Le comparaison a aussi ses limites (quoique ?). Deniz Baykal a fait de la surenchère nationaliste, allant ainsi brouter les plates-bandes du Mouvement pour l’Action Nationaliste (MHP), parti dont c’est le fond de commerce. Résultat prévisible : les électeurs qui sont nationalistes (en Turquie ce n’est pas rare même dans les partis classés à gauche) ont préféré se tourner vers le MHP et les électeurs sociaux démocrates ont préféré voter pour les candidats indépendants, voir même l’AKP de M. Erdogan.
La représentation du CHP à l’assemblée a fondu ruinant tous les espoirs de coalition pouvant contrer l’écrasante majorité des musulmans modérés… Il ne suffit pas de se prétendre kémaliste pour avoir le génie politique d’Atatürk ! L’électorat turc qui n’est pas si stupide que ne le pensent généralement certaines élites républicaines, a surtout retenu les appels répétés et appuyés à une intervention militaire !

En France, les choses sont différentes, la déjà longue tradition d’alternance démocratique a fait que les électeurs ont, certes élu clairement le président, mais ne lui ont pas donné le « chèque en blanc » qui aurait consisté à lui offrir de surcroit une domination absolue au parlement. En Turquie, pour des raisons historiques, les gens ont encore la regrettable habitude de compter sur l’armée pour jouer ce rôle de modération et de contre pouvoir. Mais ce penchant pervers est aussi explicable par le fait qu’il n’existe pas d’opposition structurée et crédible.

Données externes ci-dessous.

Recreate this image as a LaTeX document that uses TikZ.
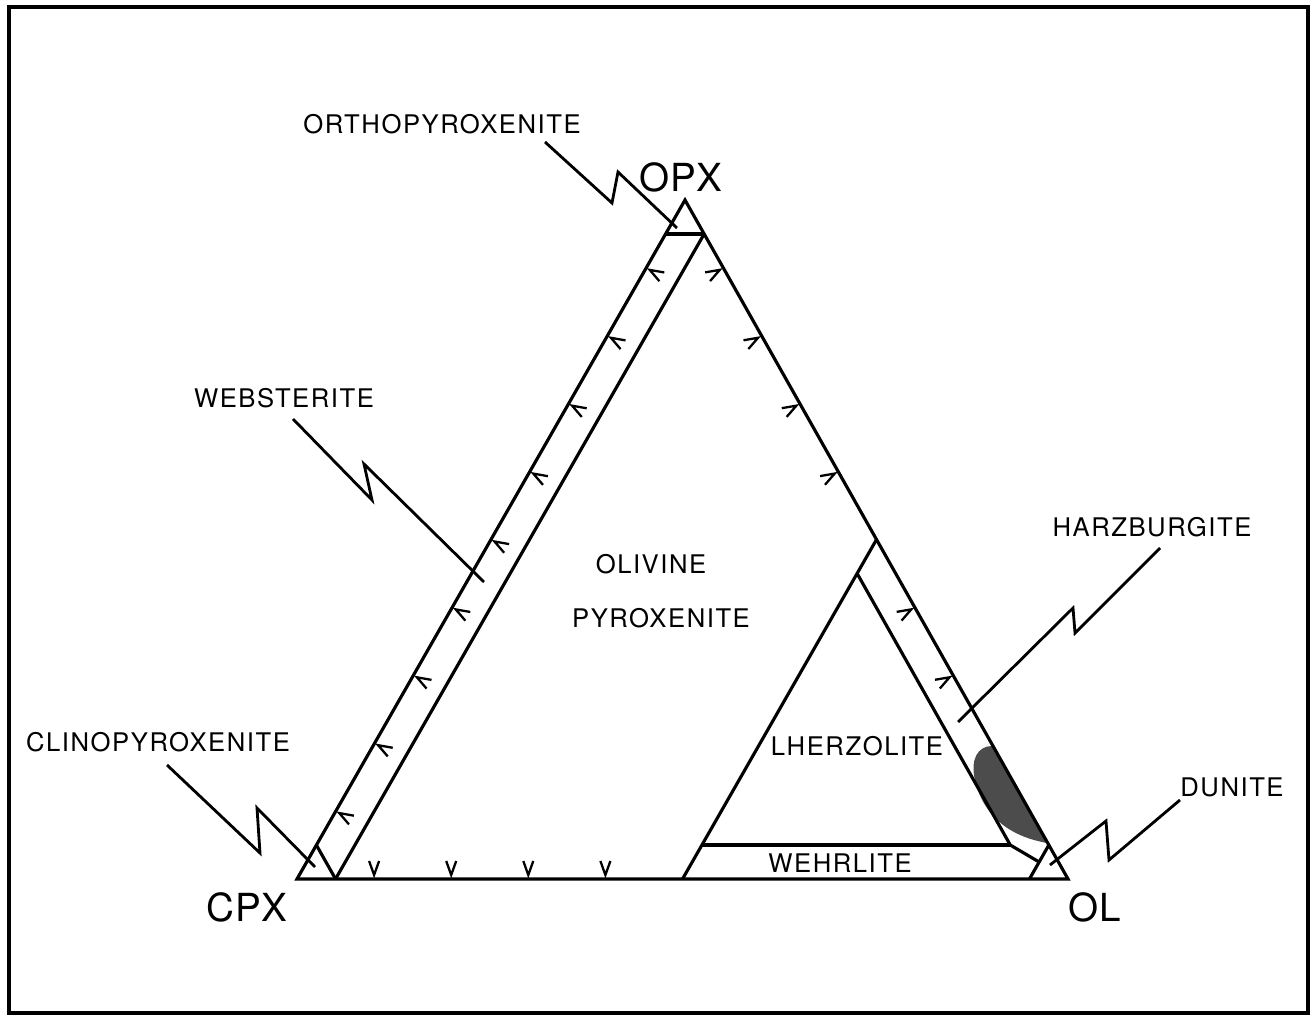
\documentclass[tikz,border=0pt]{standalone}
\usepackage{fontspec}
\newfontfamily\lbl[LetterSpace=6]{TeX Gyre Heros}
\newfontfamily\biglbl[LetterSpace=2]{TeX Gyre Heros}
\usetikzlibrary{calc}
\tikzstyle{edge} = [line width=1.8pt, line join=miter]
\tikzstyle{leader} = [line width=1.6pt, line join=miter]
\tikzset{chev/.pic={\draw[line width=1.3pt] (-5,-18) -- (0,-4) -- (5,-18);}}

\begin{document}
\begin{tikzpicture}
        [
            x=0.02cm, y=-0.02cm,
            lab/.style={font=\lbl\fontsize{14.6pt}{16pt}\selectfont, inner sep=0pt},
            big/.style={font=\biglbl\fontsize{22pt}{26pt}\selectfont, inner sep=0pt},
            blob/.style={fill=black!70},
        ]
    \useasboundingbox (0,0) rectangle (1312,1020);
    \draw[line width=2.2pt] (9,7) rectangle (1308,1013);

    % corners of the ternary
    \coordinate (opx) at (685,200);
    \coordinate (cpx) at (297,879);
    \coordinate (ol) at (1068,879);

    % sample field
    \fill[blob] (992,746) -- (1047,843) .. controls (1008,836) and (983,815) .. (975,780)
        .. controls (970,759) and (978,746) .. (992,746) -- cycle;

    \draw[edge] (opx) -- (cpx) -- (ol) -- cycle;

    % field boundaries
    \draw[edge] ($(opx)!0.05!(cpx)$) -- ($(opx)!0.05!(ol)$);
    \draw[edge] ($(cpx)!0.05!(ol)$) -- ($(opx)!0.05!(ol)$);
    \draw[edge] ($(cpx)!0.05!(ol)$) -- ($(cpx)!0.05!(opx)$);
    \draw[edge] ($(cpx)!0.5!(ol)$) -- ($(opx)!0.5!(ol)$);
    \draw[edge] ($(cpx)!0.95!(ol)$) -- ($(opx)!0.95!(ol)$);
    \coordinate (hz) at (barycentric cs:ol=0.9,cpx=0.05,opx=0.05);
    \draw[edge] (barycentric cs:ol=0.5,cpx=0.05,opx=0.45) -- (hz) -- (barycentric cs:ol=0.95,cpx=0.025,opx=0.025);
    \draw[edge] (barycentric cs:ol=0.5,cpx=0.45,opx=0.05) -- (hz);

    % ticks
    \foreach \f in {1,...,9}
        \pic[rotate=240.26] at ($(opx)!\f/10!(cpx)$) {chev};
    \foreach \f in {1,2,3,4,6,7}
        \pic[rotate=119.42] at ($(opx)!\f/10!(ol)$) {chev};
    \foreach \f in {1,...,4}
        \pic at ($(cpx)!\f/10!(ol)$) {chev};

    % labels
    \node[big] (opxlab) at (681,177) {OPX};
    \node[big] (cpxlab) at (247,907) {CPX};
    \node[big] (ollab) at (1095,907) {OL};
    \node[lab] (ortho) at (442,124) {ORTHOPYROXENITE};
    \node[lab] (webst) at (284,398) {WEBSTERITE};
    \node[lab] (olivine) at (651,564) {OLIVINE};
    \node[lab] (pyrox) at (661,618) {PYROXENITE};
    \node[lab] (harz) at (1152,527) {HARZBURGITE};
    \node[lab] (lherz) at (857,746) {LHERZOLITE};
    \node[lab] (wehr) at (840,863) {WEHRLITE};
    \node[lab] (clino) at (158,742) {CLINOPYROXENITE};
    \node[lab] (dunite) at (1232,787) {DUNITE};

    % leaders
    \coordinate (orthoS) at (545,142);
    \coordinate (orthoE) at (677,228);
    \coordinate (webstS) at (293,419);
    \coordinate (webstE) at (484,582);
    \coordinate (clinoS) at (167,765);
    \coordinate (clinoE) at (315,867);
    \coordinate (harzS) at (1160,548);
    \coordinate (harzE) at (958,722);
    \coordinate (duniteS) at (1180,800);
    \coordinate (duniteE) at (1050,865);
    \draw[leader] (orthoS) -- (612,203) -- (618,172) -- (orthoE);
    \draw[leader] (webstS) -- (372,500) -- (364,464) -- (webstE);
    \draw[leader] (clinoS) -- (260,853) -- (257,808) -- (clinoE);
    \draw[leader] (harzS) -- (1075,633) -- (1073,608) -- (harzE);
    \draw[leader] (duniteS) -- (1109,860) -- (1106,821) -- (duniteE);
    \end{tikzpicture}
\end{document}
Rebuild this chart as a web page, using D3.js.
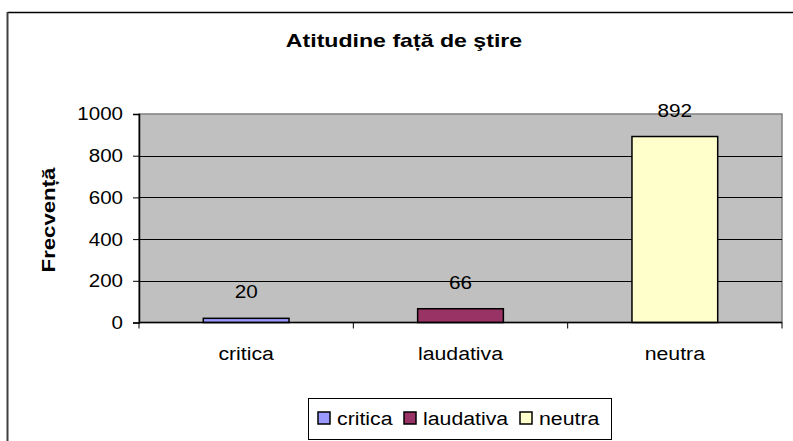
<!DOCTYPE html>
<html>
<head>
  <meta charset="utf-8">
  <script src="https://d3js.org/d3.v7.min.js"></script>
  <style type="text/css">
    body { margin: 0; background: #fff; }
    text { font-family: "Liberation Sans", Arial, sans-serif; fill: #000; }
  </style>
</head>
<body>
  <script type="text/javascript">
    // chart data
    var categories = ['critica', 'laudativa', 'neutra'];
    var values = [20, 66, 892];
    var colors = ['#9999ff', '#993366', '#ffffcc'];
    var yTicks = [0, 200, 400, 600, 800, 1000];
    var title = 'Atitudine față de ştire';
    var yTitle = 'Frecvență';

    var width = 793, height = 441;
    var plot = { left: 139, right: 782, top: 114, bottom: 322.5 };

    var svg = d3.select('body').append('svg')
      .attr('width', width)
      .attr('height', height);

    // outer chart frame (only left and top visible)
    svg.append('line')
      .attr('x1', 7.5).attr('x2', width).attr('y1', 12.5).attr('y2', 12.5)
      .style('stroke', '#000').style('stroke-width', 1.5);
    svg.append('line')
      .attr('x1', 7.5).attr('x2', 7.5).attr('y1', 12).attr('y2', height)
      .style('stroke', '#404040').style('stroke-width', 2);

    // helper for the wide excel-ish text
    function stretchText(g, x, y, s, sx, rot) {
      return g.append('text')
        .attr('transform', 'translate(' + x + ',' + y + ')' + (rot ? ' rotate(' + rot + ')' : '') + ' scale(' + sx + ',1)')
        .text(s);
    }

    var x = d3.scaleBand()
      .domain(categories)
      .range([plot.left, plot.right]);

    var y = d3.scaleLinear()
      .domain([0, 1000])
      .range([plot.bottom, plot.top]);

    // plot area
    svg.append('rect')
      .attr('x', plot.left).attr('y', plot.top)
      .attr('width', plot.right - plot.left)
      .attr('height', plot.bottom - plot.top)
      .style('fill', '#c0c0c0')
      .style('stroke', '#808080')
      .style('stroke-width', 1.5);

    // gridlines
    svg.append('g').selectAll('line')
      .data(yTicks.filter(function (d) { return d > 0 && d < 1000; }))
      .enter().append('line')
        .attr('x1', plot.left).attr('x2', plot.right)
        .attr('y1', function (d) { return Math.round(y(d)) + 0.5; })
        .attr('y2', function (d) { return Math.round(y(d)) + 0.5; })
        .style('stroke', '#000').style('stroke-width', 1);

    // bars
    var barW = x.bandwidth() / 2.5;
    svg.append('g').selectAll('rect')
      .data(values)
      .enter().append('rect')
        .attr('x', function (d, i) { return x(categories[i]) + (x.bandwidth() - barW) / 2; })
        .attr('y', function (d) { return y(d); })
        .attr('width', barW)
        .attr('height', function (d) { return y(0) - y(d); })
        .style('fill', function (d, i) { return colors[i]; })
        .style('stroke', '#000')
        .style('stroke-width', 1.5);

    // value labels
    var lbl = svg.append('g').style('font-size', '18.5px').style('text-anchor', 'middle');
    values.forEach(function (d, i) {
      stretchText(lbl, x(categories[i]) + x.bandwidth() / 2, y(d) - 20, d, 1.12);
    });

    // y axis
    var yAxis = d3.axisLeft(y).tickValues(yTicks).tickFormat(d3.format('d')).tickSize(6).tickPadding(9);
    var ya = svg.append('g')
      .attr('transform', 'translate(' + plot.left + ',0)')
      .call(yAxis);
    ya.select('.domain').style('stroke', '#000').style('stroke-width', 1.5);
    ya.selectAll('.tick line').style('stroke', '#000');
    ya.selectAll('.tick text')
      .style('font-family', '"Liberation Sans", Arial, sans-serif')
      .style('font-size', '18.5px')
      .attr('transform', 'scale(1.11,1)')
      .attr('x', -10 / 1.11 - 6 / 1.11);

    // x axis
    var xa = svg.append('g')
      .attr('transform', 'translate(0,' + plot.bottom + ')');
    xa.append('line')
      .attr('x1', plot.left).attr('x2', plot.right)
      .style('stroke', '#000').style('stroke-width', 1.5);
    xa.selectAll('line.tk')
      .data(d3.range(categories.length + 1))
      .enter().append('line')
        .attr('class', 'tk')
        .attr('x1', function (i) { return i < categories.length ? x(categories[i]) : plot.right; })
        .attr('x2', function (i) { return i < categories.length ? x(categories[i]) : plot.right; })
        .attr('y1', 0).attr('y2', 6)
        .style('stroke', '#000');
    var xl = xa.append('g').style('font-size', '19px').style('text-anchor', 'middle');
    categories.forEach(function (c) {
      stretchText(xl, x(c) + x.bandwidth() / 2, 37.5, c, 1.12);
    });

    // titles
    stretchText(svg, 404, 47, title, 1.25)
      .style('font-size', '18.5px').style('font-weight', 'bold').style('text-anchor', 'middle');
    stretchText(svg, 55, 220, yTitle, 1.2, -90)
      .style('font-size', '18.5px').style('font-weight', 'bold').style('text-anchor', 'middle');

    // legend
    var legend = svg.append('g');
    legend.append('rect')
      .attr('x', 308.5).attr('y', 398.5).attr('width', 303).attr('height', 41)
      .style('fill', '#fff').style('stroke', '#000').style('stroke-width', 1);
    var lx = [318, 404, 520];
    categories.forEach(function (c, i) {
      legend.append('rect')
        .attr('x', lx[i]).attr('y', 412).attr('width', 12).attr('height', 12)
        .style('fill', colors[i]).style('stroke', '#000').style('stroke-width', 1.5);
      stretchText(legend, lx[i] + 19, 425, c, 1.12).style('font-size', '19px');
    });
  </script>
</body>
</html>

Quelles sont donc ces raisons historiques dont j’ai parlé plus haut ? Pour faire simple, avant la chute du rideau de fer, la Turquie était une base avancée de l’Occident et des États-Unis, ayant une frontière avec l’ex-URSS. Pas question d’y tolérer des partis communistes ou socialistes et encore moins révolutionnaires. Or alors qu’en occident européen, les membres des oppositions sociales démocrates sont souvent issus des mouvances d’extrême gauche, en Turquie, à cause des persécutions qui ont suivi les coups d’état militaires, les militants de gauche soit sont restés en exil, soit n’ont pu constituer des partis, soit se sont figés dans un marxisme-léninisme anachronique.

Pourquoi donc ai-je glissé un « quoique ? » sournois au début de l’évocation des inclinaisons nationalistes des partis turcs ?

S’il est vrai qu’en France le nationalisme est quelque peu passé de mode, il faut se méfier de ses tentatives pour revenir sur le devant de la scène. Même déguisé avec les oripeaux du souverainisme et de la défense de l’identité française, c’est bien du retour de la même méfiance envers l’étranger et du même rejet de l’Autre dont il s’agit. Donc soyons vigilants et ne jetons pas trop vite la pierre aux Turcs.

François HollandeIl est ainsi question d’exclure le CHP de l’Internationale Socialiste à cause de ses dérives nationalistes et des appels au coup d’état militaire. Je pense qu’effectivement le CHP, tant qu’il aura Baykal à sa tête du moins, n’a plus rien de socialiste. Il est donc logique de l’exclure… Mais dans un souci d’équité, il faut alors exclure tous les partis (et il sont nombreux) qui ont les mêmes penchants. Il en est un que M. Hollande connaît bien, puisqu’il a signé des accords électoraux avec lui et vient encore d’en rencontrer les dirigeants européens, c’est la FRA (Fédération Révolutionnaire Arménienne) Dachnaksoutioun. Ce parti qui pratique en Arménie un nationalisme raciste et réclame à la Turquie la restitution des provinces arméniennes (qu’il prétend telles - il n’a jamais existé en Anatolie de région ethniquement « pures » - d’ailleurs, rien que le fait d’évoquer ces notions me donne la chair de poule…). Ce parti disais-je, n’a pas non plus grand-chose de socialiste, pourquoi alors le PS français en fait-il son interlocuteur privilégié ? N’est-ce pas encourager le nationalisme arménien et son reflet turc ? Il s’agit manifestement de complicité active.

Ici, en France, nous sommes malheureusement habitués à ces prises de parti irréfléchies pour ceux qui semblent être les victimes. Malgré le désastre des expériences de l’ex-Yougoslavie et du Rwanda nous continuons à choisir entre la peste et le choléra… Or face aux nationalismes, il n’existe qu’une réponse : ne surtout pas entrer dans leur jeu, il n’existe pas de « bon » nationalisme… Le seul choix acceptable est de favoriser par tous les moyens ceux qui veulent continuer à vivre ensemble ou se réconcilier. Or il est clair que la FRA Dachnak veut la guerre et une revanche, elle ne s’en cache même pas comme l’a montré le discours de Mourad Papazian le 24 avril 2006 devant le monument de Marseille.

Excluons soit ! Mais excluons surtout un mode de pensée binaire qui veut que le monde se divise entre les « bons » et les « méchants », alors qu’il n’existe que des êtres ou des peuples qui savent bien, tour à tour, et suivant le contexte historique, se montrer brillants ou faire honte à l’humanité toute entière.

Le fait d’avoir été un jour une victime n’a jamais dispensé un jour de devenir le bourreau, ni l’inverse. Il n’existe ni peuple élu, ni peuple maudit, cette idée doit être absolument rejetée tout simplement parce qu’elle est profondément raciste.